Only the lines from the first one through the line with "import plotly.graph_objects as go" should be printed, exactly as they appear.

■ **INFORMATION SHOWN**:
:::

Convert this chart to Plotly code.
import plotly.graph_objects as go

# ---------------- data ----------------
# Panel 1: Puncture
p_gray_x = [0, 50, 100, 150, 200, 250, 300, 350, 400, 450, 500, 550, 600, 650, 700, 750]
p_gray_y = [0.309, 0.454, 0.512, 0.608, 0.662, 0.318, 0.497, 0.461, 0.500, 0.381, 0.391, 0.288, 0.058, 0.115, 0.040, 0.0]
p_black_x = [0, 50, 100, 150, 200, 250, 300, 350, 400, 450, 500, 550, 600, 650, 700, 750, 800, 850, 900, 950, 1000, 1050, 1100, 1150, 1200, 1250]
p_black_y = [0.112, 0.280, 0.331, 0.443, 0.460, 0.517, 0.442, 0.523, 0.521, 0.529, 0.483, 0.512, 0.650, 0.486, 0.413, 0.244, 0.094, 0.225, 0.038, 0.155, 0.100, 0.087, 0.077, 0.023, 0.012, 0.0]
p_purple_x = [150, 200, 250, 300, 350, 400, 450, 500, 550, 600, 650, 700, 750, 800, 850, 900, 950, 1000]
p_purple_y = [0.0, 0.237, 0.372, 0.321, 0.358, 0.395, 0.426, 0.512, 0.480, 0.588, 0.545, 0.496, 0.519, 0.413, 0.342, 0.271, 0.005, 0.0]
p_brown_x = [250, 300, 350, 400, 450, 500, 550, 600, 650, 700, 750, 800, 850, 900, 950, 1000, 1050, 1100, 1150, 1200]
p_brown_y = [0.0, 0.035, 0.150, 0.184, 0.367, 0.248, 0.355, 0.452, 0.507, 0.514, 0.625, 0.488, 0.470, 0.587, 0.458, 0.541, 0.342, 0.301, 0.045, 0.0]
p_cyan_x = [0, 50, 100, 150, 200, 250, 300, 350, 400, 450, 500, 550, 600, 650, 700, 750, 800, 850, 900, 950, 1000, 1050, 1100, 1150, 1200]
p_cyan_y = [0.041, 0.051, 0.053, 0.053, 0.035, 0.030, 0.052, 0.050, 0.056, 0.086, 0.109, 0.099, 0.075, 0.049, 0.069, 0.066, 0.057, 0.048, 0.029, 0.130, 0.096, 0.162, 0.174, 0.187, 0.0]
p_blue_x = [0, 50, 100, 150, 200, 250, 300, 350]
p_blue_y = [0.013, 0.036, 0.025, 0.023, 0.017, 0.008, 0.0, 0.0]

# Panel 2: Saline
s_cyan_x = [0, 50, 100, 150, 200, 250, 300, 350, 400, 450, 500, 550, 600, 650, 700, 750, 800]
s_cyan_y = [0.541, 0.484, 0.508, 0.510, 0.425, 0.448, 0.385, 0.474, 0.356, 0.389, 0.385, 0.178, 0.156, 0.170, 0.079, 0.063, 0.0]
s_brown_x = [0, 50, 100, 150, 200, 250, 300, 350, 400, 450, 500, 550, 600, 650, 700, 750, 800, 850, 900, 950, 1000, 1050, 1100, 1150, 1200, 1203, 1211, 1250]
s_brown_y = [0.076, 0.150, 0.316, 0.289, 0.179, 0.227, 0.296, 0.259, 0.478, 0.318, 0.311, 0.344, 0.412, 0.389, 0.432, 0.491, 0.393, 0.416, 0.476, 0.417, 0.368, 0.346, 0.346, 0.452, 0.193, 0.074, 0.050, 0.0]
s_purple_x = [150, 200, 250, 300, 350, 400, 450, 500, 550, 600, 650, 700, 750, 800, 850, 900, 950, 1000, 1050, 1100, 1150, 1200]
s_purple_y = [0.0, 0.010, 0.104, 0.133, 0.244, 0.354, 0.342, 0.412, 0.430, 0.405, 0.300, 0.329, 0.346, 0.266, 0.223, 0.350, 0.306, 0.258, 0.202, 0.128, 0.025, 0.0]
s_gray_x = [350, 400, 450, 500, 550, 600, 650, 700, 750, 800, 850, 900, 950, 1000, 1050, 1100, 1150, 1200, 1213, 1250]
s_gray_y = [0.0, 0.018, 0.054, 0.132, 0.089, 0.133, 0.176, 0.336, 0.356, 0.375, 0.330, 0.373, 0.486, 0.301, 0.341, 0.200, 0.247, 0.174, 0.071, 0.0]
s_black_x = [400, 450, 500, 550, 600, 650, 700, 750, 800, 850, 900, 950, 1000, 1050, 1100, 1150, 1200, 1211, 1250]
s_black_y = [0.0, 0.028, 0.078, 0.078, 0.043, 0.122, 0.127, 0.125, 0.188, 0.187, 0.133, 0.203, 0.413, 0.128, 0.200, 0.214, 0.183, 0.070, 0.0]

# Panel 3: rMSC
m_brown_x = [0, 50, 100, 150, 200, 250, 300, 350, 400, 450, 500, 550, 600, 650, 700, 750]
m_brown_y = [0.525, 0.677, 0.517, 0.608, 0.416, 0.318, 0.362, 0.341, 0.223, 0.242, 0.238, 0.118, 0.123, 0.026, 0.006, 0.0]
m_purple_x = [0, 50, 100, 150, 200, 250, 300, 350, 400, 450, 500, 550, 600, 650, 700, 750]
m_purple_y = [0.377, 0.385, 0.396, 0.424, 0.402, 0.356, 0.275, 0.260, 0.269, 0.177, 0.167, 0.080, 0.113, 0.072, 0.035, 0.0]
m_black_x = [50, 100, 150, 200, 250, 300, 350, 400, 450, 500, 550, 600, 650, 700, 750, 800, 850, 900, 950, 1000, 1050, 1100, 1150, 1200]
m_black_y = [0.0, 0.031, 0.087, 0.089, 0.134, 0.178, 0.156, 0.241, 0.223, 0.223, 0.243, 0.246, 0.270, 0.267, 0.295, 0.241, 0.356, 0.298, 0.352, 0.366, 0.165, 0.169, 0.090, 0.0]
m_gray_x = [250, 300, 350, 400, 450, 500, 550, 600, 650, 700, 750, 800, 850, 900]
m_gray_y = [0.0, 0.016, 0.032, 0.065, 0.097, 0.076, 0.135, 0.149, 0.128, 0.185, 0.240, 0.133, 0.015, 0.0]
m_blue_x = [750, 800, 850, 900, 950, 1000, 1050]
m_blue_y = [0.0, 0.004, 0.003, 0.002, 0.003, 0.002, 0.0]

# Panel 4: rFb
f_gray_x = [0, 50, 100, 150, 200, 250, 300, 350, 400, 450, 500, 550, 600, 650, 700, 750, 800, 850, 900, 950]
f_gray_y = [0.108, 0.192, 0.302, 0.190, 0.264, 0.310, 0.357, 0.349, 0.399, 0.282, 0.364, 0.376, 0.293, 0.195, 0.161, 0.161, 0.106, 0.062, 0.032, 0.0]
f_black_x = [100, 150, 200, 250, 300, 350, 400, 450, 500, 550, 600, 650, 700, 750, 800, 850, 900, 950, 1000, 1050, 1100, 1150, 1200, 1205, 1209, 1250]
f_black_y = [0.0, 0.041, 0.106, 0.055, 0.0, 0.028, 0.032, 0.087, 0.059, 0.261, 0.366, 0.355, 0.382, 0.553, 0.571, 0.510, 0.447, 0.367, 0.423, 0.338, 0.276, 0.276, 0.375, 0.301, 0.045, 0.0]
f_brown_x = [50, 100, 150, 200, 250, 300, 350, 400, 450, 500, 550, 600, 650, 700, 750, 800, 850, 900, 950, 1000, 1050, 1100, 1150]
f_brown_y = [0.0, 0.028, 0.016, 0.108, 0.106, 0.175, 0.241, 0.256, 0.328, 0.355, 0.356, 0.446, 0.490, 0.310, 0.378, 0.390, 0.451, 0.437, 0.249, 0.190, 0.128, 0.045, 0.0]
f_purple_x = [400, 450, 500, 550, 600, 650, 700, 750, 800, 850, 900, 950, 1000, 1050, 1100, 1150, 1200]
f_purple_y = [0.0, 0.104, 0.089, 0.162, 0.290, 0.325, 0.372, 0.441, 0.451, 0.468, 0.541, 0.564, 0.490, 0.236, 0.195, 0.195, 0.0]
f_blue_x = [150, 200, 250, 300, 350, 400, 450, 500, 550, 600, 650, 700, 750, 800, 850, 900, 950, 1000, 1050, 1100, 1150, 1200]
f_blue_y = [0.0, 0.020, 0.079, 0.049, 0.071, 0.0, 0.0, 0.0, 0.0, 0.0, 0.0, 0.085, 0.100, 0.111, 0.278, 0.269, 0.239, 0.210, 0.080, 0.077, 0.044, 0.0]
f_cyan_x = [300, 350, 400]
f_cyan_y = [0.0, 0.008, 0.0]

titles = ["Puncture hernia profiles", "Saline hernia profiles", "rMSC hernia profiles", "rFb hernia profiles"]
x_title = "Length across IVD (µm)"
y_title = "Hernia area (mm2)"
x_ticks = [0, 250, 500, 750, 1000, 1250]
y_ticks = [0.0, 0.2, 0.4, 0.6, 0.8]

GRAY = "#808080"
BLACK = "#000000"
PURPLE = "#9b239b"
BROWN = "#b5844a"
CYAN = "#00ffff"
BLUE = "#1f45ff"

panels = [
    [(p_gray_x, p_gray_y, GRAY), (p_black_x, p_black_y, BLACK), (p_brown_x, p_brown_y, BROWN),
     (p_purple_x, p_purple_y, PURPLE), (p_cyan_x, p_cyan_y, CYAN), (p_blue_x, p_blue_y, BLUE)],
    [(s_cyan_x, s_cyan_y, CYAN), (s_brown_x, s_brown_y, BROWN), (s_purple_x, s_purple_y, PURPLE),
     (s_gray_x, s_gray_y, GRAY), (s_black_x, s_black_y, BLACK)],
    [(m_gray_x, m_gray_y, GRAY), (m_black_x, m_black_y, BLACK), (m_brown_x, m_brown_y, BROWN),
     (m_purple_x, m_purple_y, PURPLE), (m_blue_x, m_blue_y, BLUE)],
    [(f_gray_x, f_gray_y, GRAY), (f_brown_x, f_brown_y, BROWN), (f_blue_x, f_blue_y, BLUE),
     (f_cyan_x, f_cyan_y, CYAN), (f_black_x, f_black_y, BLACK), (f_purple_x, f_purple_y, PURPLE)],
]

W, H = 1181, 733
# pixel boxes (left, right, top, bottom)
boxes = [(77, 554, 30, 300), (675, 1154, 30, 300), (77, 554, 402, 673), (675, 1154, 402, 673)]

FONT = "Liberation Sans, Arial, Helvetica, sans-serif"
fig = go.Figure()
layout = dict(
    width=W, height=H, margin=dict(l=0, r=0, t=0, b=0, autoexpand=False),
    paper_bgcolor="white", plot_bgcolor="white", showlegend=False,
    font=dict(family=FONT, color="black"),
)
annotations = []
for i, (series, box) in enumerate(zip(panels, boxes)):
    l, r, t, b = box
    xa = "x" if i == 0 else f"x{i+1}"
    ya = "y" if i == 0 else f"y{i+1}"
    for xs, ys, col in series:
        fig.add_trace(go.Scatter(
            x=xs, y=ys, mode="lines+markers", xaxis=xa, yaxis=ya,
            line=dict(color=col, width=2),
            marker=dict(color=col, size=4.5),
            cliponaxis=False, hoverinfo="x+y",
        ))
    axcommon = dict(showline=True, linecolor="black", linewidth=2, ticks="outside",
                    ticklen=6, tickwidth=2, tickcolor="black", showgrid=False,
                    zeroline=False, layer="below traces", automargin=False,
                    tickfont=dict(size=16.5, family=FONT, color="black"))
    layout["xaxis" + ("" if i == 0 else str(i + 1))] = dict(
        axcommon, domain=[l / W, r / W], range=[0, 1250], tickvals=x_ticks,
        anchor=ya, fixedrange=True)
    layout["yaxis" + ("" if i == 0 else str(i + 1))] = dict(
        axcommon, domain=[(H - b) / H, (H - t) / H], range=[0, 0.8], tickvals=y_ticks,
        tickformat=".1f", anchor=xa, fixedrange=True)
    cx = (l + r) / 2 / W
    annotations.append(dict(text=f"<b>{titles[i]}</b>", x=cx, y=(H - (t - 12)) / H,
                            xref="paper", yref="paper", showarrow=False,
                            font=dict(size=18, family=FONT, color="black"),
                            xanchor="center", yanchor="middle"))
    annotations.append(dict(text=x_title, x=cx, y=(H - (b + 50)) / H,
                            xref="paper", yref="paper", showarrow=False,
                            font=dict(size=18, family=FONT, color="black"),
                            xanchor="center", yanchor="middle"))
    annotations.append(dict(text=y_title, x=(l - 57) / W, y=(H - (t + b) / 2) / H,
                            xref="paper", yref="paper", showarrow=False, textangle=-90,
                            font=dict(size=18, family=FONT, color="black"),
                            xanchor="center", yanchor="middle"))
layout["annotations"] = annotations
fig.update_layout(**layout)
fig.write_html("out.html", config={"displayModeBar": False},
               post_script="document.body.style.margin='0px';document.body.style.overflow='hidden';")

:::

■ **RESULT**:
Convert this chart to Plotly code.
import plotly.graph_objects as go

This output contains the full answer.